As Kathie started addressing council meetings she decided to get herself some oratory skills.

So she had expensive public speaking lessons (at 4 guineas a term) "which really taught me to speak out".

Even now she attends Southampton City Council meetings as she has a seat set aside for her as an honorary alderman.

"I don't know why I go," she huffs.

"You can't hear what they're saying half the time because they're mumbling."

Kathie's achieved a huge amount in her life.

Here's a brief potted version:

She was made an Alderman of Southampton in 1966; Sheriff of the county of Southampton between 1966 and 1968; Mayor of Southampton 1969-70; became an Honorary Alderman in 1974 and is the last surviving one.

Kathie became an MBE in 1990 for 50 years' service to the Red Cross and is still Vice President of its Hampshire branch.

As Sheriff she rode the boundaries of Southampton on her horse - the first Sheriff to do so for 139 years (and the last).

And, as if all that's not enough, she says she played a significant role in the founding of the city's annual Boat Show.

The first event in 1969 saw a tiny crowd of people gather at a small quay in Marchwood to gaze down at eight small (and I mean diddy) yachts bobbing about on the water.

The 21st century version of The Southampton Boat Show now draws 120,000 visitors and 600 exhibitors, and nets around £60m in business.

Last year Kathie was taken for a ride in a £4m Sunseeker yacht with bedrooms and a dining room.

The experience rather took her breath away.

"I would have bought it but I didn't have my cheque book with me," she says with eyes glinting with glee.

Having been involved with charity work for sufferers of multiple sclerosis, Kathie went on to found the first riding club for the disabled in Southampton in 1966.

She was president of the trust until she stepped down to make way for, um, er, none other than Princess Anne.

All this time devoted to the community has meant Kathie's not now sitting surrounded by grandchildren.

But she doesn't seem too fussed.

"I never went against having children but the last time I got married he was 71 and I was 51 so it was a bit late.

"I would never have been able to do so much if I had had children. I have had a different concept in my life."

Her second husband was Albert Johnson, Lord Mayor of Portsmouth between 1950 and 1952.

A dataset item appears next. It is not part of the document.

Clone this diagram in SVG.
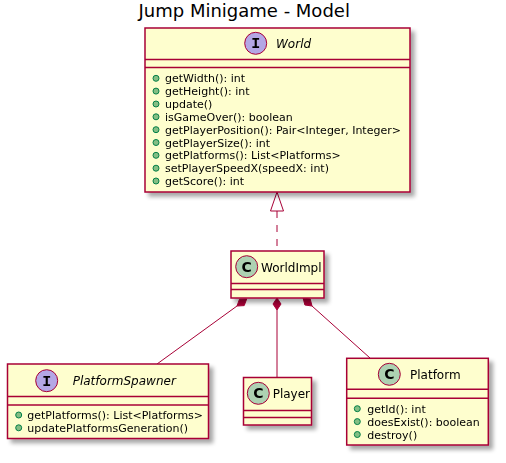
<svg xmlns="http://www.w3.org/2000/svg" width="506" height="463" viewBox="0 0 506 463">
<defs>
<filter id="sh" x="-10%" y="-10%" width="130%" height="130%">
<feGaussianBlur in="SourceAlpha" stdDeviation="2" result="b"/>
<feOffset in="b" dx="4" dy="4" result="o"/>
<feComponentTransfer in="o" result="o2"><feFuncA type="linear" slope="0.35"/></feComponentTransfer>
<feMerge><feMergeNode in="o2"/><feMergeNode in="SourceGraphic"/></feMerge>
</filter>
</defs>
<style>
.box{fill:#FEFECE;stroke:#A80036;stroke-width:1.5}
.sep{stroke:#A80036;stroke-width:1.5}
.ci{fill:#B4A7E5;stroke:#A80036;stroke-width:1}
.cc{fill:#ADD1B2;stroke:#A80036;stroke-width:1}
.glyph{font-family:"DejaVu Sans",sans-serif;font-size:14px;font-weight:bold;fill:#000;text-anchor:middle}
.glyphi{font-family:"Liberation Mono",monospace;font-size:15px;font-weight:bold;fill:#000;text-anchor:middle}
.name{font-family:"DejaVu Sans",sans-serif;font-size:12px;fill:#000}
.iname{font-family:"DejaVu Sans",sans-serif;font-size:12px;font-style:italic;fill:#000}
.m{font-family:"DejaVu Sans",sans-serif;font-size:11px;fill:#000}
.b{fill:#84BE84;stroke:#038048;stroke-width:1}
.ln{stroke:#A80036;stroke-width:1;fill:none}
.dia{fill:#A80036;stroke:#A80036;stroke-width:1}
.tri{fill:#FFFFFF;stroke:#A80036;stroke-width:1}
.title{font-family:"DejaVu Sans",sans-serif;font-size:18px;fill:#000}
</style>
<text class="title" x="138.5" y="17">Jump Minigame - Model</text>
<g id="connectors">
<line class="ln" x1="277" y1="211" x2="277" y2="251" stroke-dasharray="7,7"/>
<polygon class="tri" points="277,192 270.5,211 283.5,211"/>
<line class="ln" x1="237" y1="306" x2="157" y2="364"/>
<polygon class="dia" points="246.7,298.9 239.5,299.2 237,306 244.2,305.6"/>
<line class="ln" x1="277" y1="310" x2="277" y2="377"/>
<polygon class="dia" points="277,298 273,304 277,310 281,304"/>
<line class="ln" x1="312" y1="306" x2="370" y2="358"/>
<polygon class="dia" points="303.1,298 304.9,305 312,306 310.2,299"/>
</g>
<g id="World" filter="url(#sh)">
<rect class="box" x="145" y="28" width="265" height="164"/>
<line class="sep" x1="145" y1="59.5" x2="410" y2="59.5"/>
<line class="sep" x1="145" y1="67.5" x2="410" y2="67.5"/>
<circle class="ci" cx="255.7" cy="43.3" r="11"/>
<text class="glyphi" x="255.7" y="48.3">I</text>
<text class="iname" x="276" y="48.3">World</text>
<circle class="b" cx="156" cy="78.3" r="3"/><text class="m" x="165" y="82.3">getWidth(): int</text>
<circle class="b" cx="156" cy="91.1" r="3"/><text class="m" x="165" y="95.1">getHeight(): int</text>
<circle class="b" cx="156" cy="104" r="3"/><text class="m" x="165" y="108">update()</text>
<circle class="b" cx="156" cy="116.8" r="3"/><text class="m" x="165" y="120.8">isGameOver(): boolean</text>
<circle class="b" cx="156" cy="129.7" r="3"/><text class="m" x="165" y="133.7">getPlayerPosition(): Pair&lt;Integer, Integer&gt;</text>
<circle class="b" cx="156" cy="142.5" r="3"/><text class="m" x="165" y="146.5">getPlayerSize(): int</text>
<circle class="b" cx="156" cy="155.3" r="3"/><text class="m" x="165" y="159.3">getPlatforms(): List&lt;Platforms&gt;</text>
<circle class="b" cx="156" cy="168.2" r="3"/><text class="m" x="165" y="172.2">setPlayerSpeedX(speedX: int)</text>
<circle class="b" cx="156" cy="181" r="3"/><text class="m" x="165" y="185">getScore(): int</text>
</g>
<g id="WorldImpl" filter="url(#sh)">
<rect class="box" x="231" y="251" width="93" height="47"/>
<line class="sep" x1="231" y1="283.5" x2="324" y2="283.5"/>
<line class="sep" x1="231" y1="289.5" x2="324" y2="289.5"/>
<circle class="cc" cx="246.7" cy="266.7" r="11"/>
<text class="glyph" x="246.7" y="271.7">C</text>
<text class="name" x="261" y="272">WorldImpl</text>
</g>
<g id="PlatformSpawner" filter="url(#sh)">
<rect class="box" x="7.5" y="364" width="201" height="74.5"/>
<line class="sep" x1="7.5" y1="396.5" x2="208.5" y2="396.5"/>
<line class="sep" x1="7.5" y1="405" x2="208.5" y2="405"/>
<circle class="ci" cx="46.7" cy="380.7" r="11"/>
<text class="glyphi" x="46.7" y="385.7">I</text>
<text class="iname" x="72.7" y="385">PlatformSpawner</text>
<circle class="b" cx="18.7" cy="415" r="3"/><text class="m" x="27.3" y="419">getPlatforms(): List&lt;Platforms&gt;</text>
<circle class="b" cx="18.7" cy="427.8" r="3"/><text class="m" x="27.3" y="431.8">updatePlatformsGeneration()</text>
</g>
<g id="Player" filter="url(#sh)">
<rect class="box" x="243.5" y="377.5" width="68" height="47.5"/>
<line class="sep" x1="243.5" y1="410.5" x2="311.5" y2="410.5"/>
<line class="sep" x1="243.5" y1="417.5" x2="311.5" y2="417.5"/>
<circle class="cc" cx="258.3" cy="393.3" r="11"/>
<text class="glyph" x="258.3" y="398.3">C</text>
<text class="name" x="272.7" y="398">Player</text>
</g>
<g id="Platform" filter="url(#sh)">
<rect class="box" x="346.7" y="358.3" width="141.6" height="86.7"/>
<line class="sep" x1="346.7" y1="389.3" x2="488.3" y2="389.3"/>
<line class="sep" x1="346.7" y1="398.3" x2="488.3" y2="398.3"/>
<circle class="cc" cx="389.3" cy="374.3" r="11"/>
<text class="glyph" x="389.3" y="379.3">C</text>
<text class="name" x="410" y="379.3">Platform</text>
<circle class="b" cx="357.3" cy="408.7" r="3"/><text class="m" x="367.3" y="412.7">getId(): int</text>
<circle class="b" cx="357.3" cy="421.6" r="3"/><text class="m" x="367.3" y="425.6">doesExist(): boolean</text>
<circle class="b" cx="357.3" cy="434.5" r="3"/><text class="m" x="367.3" y="438.5">destroy()</text>
</g>
</svg>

Their eyes met over council minutes and they were eventually married in 1966 at Shirley Baptist Church.

But just three years and two months later, Kathie was a widow again.

"He dropped down dead on me with a brain haemorrage," she explains very matter-of-factly.

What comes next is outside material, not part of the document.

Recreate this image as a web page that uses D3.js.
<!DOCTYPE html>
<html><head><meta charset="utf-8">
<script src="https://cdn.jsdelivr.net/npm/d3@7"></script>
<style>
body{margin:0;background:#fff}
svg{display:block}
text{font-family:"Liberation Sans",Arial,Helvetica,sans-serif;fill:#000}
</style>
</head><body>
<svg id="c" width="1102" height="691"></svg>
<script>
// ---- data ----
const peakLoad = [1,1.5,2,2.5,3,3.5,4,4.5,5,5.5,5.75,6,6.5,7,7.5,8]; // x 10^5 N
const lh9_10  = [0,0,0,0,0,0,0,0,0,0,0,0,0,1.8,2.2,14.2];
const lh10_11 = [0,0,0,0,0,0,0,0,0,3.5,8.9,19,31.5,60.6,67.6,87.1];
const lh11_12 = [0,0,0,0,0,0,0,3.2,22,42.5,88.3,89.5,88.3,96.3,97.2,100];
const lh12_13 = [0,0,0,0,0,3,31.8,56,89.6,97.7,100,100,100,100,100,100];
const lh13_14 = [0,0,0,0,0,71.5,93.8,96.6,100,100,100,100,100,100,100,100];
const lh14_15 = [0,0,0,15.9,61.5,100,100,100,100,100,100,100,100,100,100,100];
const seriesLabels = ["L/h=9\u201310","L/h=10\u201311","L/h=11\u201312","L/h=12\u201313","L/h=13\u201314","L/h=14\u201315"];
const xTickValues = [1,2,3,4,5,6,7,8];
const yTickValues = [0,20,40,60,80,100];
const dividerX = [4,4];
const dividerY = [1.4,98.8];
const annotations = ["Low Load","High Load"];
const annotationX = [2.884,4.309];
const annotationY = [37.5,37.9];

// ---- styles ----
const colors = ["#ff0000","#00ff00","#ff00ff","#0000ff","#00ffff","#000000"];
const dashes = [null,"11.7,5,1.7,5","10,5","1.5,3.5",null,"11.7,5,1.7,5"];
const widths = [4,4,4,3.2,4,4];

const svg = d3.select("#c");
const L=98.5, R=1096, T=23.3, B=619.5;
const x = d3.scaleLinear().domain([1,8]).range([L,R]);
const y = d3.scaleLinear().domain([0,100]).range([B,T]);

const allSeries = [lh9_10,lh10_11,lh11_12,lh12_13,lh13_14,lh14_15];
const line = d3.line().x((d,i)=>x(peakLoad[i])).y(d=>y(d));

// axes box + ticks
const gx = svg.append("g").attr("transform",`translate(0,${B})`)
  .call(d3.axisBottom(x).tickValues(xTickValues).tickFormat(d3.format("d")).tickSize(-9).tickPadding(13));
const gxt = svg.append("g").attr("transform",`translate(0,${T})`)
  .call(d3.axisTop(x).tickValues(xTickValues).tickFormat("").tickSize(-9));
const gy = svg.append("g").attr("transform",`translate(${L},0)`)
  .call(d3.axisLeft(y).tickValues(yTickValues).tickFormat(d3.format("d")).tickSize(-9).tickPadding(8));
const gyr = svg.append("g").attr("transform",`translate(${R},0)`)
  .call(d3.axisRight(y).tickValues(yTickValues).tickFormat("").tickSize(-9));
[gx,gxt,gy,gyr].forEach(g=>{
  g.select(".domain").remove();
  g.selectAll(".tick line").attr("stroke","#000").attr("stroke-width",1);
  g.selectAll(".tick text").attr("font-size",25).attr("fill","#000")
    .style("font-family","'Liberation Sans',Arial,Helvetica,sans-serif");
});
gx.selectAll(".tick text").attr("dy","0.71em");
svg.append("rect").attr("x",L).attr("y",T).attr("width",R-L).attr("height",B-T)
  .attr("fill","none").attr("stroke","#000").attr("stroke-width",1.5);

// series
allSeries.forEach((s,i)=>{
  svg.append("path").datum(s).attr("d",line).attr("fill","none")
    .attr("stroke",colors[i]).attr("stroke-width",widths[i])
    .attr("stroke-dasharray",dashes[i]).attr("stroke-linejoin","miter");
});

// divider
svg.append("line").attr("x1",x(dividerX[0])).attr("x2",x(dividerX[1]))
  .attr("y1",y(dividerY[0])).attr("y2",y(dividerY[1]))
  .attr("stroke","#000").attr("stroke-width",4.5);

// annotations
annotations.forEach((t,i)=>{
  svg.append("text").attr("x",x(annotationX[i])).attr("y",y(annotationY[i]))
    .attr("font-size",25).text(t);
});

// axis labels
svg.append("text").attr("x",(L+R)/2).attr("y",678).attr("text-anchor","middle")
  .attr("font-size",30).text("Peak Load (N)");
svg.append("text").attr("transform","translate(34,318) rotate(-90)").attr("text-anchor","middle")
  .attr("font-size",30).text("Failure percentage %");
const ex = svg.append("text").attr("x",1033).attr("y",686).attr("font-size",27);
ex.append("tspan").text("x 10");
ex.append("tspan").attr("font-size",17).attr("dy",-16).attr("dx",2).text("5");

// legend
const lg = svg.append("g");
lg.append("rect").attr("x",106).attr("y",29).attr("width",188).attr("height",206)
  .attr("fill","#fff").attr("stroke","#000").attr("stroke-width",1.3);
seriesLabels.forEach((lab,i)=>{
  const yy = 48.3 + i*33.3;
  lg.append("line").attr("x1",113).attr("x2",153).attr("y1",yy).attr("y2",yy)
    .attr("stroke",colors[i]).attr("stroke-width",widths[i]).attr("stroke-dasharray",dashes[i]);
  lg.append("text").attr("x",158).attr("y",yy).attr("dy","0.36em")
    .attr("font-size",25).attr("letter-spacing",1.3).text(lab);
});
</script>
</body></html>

The Honourable Alderman may have had a considerable lasting impact in Southampton.

But she's not done yet.

So what does she make of today's City Council?

"They're paid big money. They have far more officers than I ever had and a cabinet does it all.

"In my day every councillor was in on the job. A little Labour councillor said to me the other day that, these days the ordinary members have hardly anything to do.

Her first name - Hilda - means battle maid and she believes this to be apt.

She waves cheerily out of the window at her departing visitors, looking like a crinkly-haired old lady.

But don't underestimate her.

If Kathie Johnson is like anyone, it's the Agatha Christie super-sleuth Miss Marple.

A seemingly-innocuous little lady who has a will of iron and has a habit of persevering against the odds - and getting results.